The second war in President Lissouba's five-year term was expected, but it began earlier and was much more violent than anticipated (4). On 5 June 1997, after several incidents in the north of the country, the Congolese army, backed by the militia supporting President Lissouba, surrounded Mr Sassou Nguesso's residence in Brazzaville. Mr Sassou Nguesso's own militia, clearly heavily armed, retaliated. After over four months of fighting, resulting in between four to ten thousand deaths and the devastation of the capital, which was emptied of its inhabitants, the victorious Mr Sassou Nguesso announced on 16 October that the war was over.

It was partly because of the international community's policy of active non-interference that a conflict of democracy was resolved by force. There were fears of intervention by Laurent Kabila's government, which had had a rapprochement with President Lissouba and announced its intention of sending troops across the river to stop the shelling of Kinshasa. But Mr Kabila was presumably too concerned with his difficult relations with his Rwandan and Ugandan allies, and, despite his efforts, Mr Lissouba was unable to win the support of Uganda and Rwanda.

It was Angola that provided the solution. The links between Mr Sassou Nguesso and the Angolan president, Eduardo Dos Santos, were stronger than the close relationship between Mr Lissouba and Jonas Savimbi, UNITA leader and sworn enemy of Mr Dos Santos. Angola managed to resolve an internal conflict with Mr Savimbi and also with the Cabinda Liberation Front independence movement, (an Angolan enclave in the former Zaire which has a common border with the Congo, alongside which most of Angola's oil resources are concentrated).

Having won the oil battle at Pointe-Noire virtually unopposed with the aid of Angolan troops, Mr Sassou Nguesso has fought his way back to power five years after a period in which, despite all the odds, some Congolese still had faith in democratisation.

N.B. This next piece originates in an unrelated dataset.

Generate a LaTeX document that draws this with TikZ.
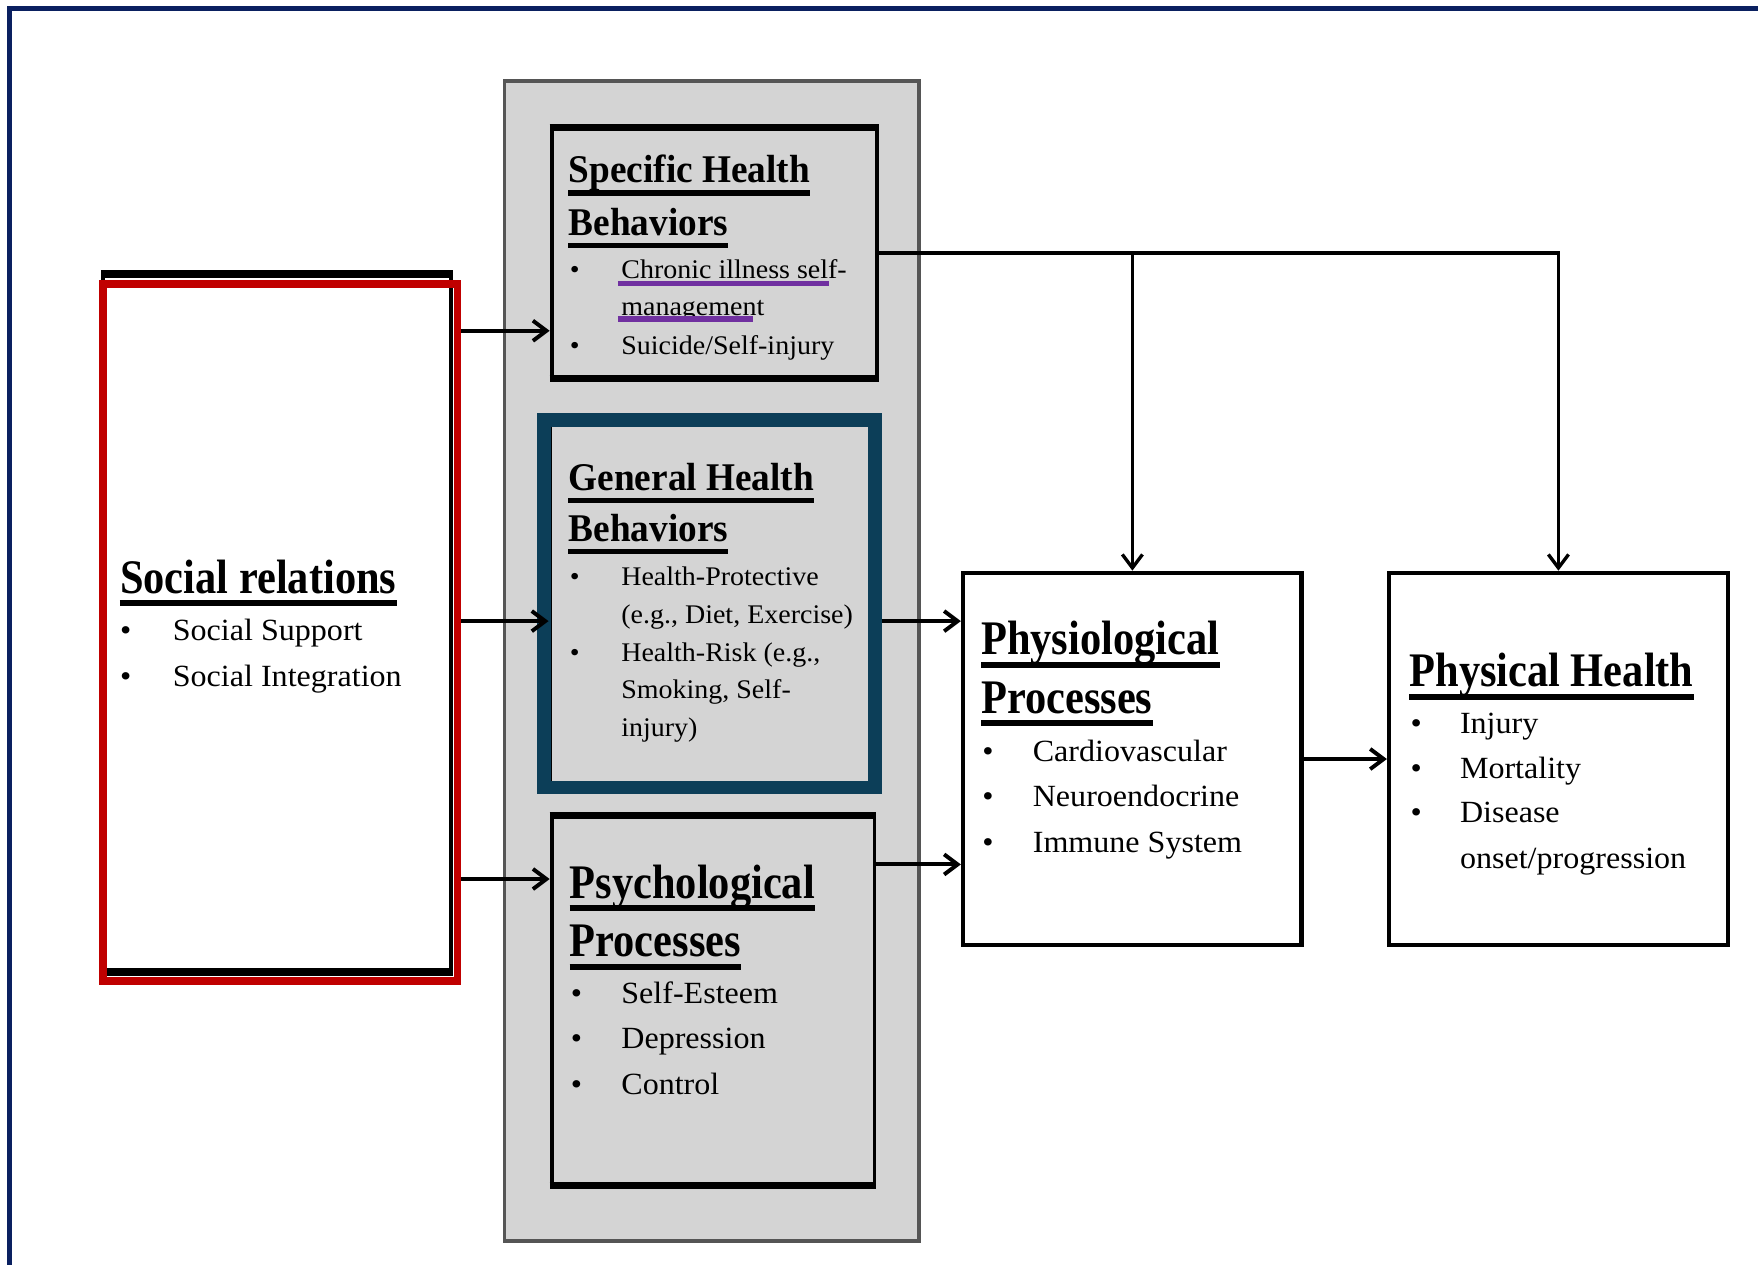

How will Mr Sassou Nguesso now deal with those that probably helped him (Angola, Gabon, France, Elf) (5) and those that apparently distanced themselves from him (former Zaire, Rwanda, Uganda, the United States)? How is he going to govern with the country in ruins and undisciplined militias on the rampage? Restoring national unity to the Congo is going to be a difficult task, to say the least.

Notes

(1) After the elections Mr Sassou Nguesso tried to appoint his supporters to the key ministries (hydrocarbons, army, interior). Mr Lissouba refused, the alliance broke down and the president lost his absolute majority in the Assembly. The situation deteriorated and led to the first war of 1993.

(2) Congolese euphemism for gratuities.

(3) Le Monde, 22 July 1997. Under the constitution the mandate of the president elected in 1992 could not extend beyond 31 August 1997.

(4) It is clear from the violence of the fighting, the heavy weaponry of the two militias (aircraft, helicopters, etc.) and the duration of the conflict that they must have received significant amounts of aid.

(5) For the part played by France and Elf in supporting Mr Sassou Nguesso, see Le Canard enchaîné, Paris, 22 October 1997.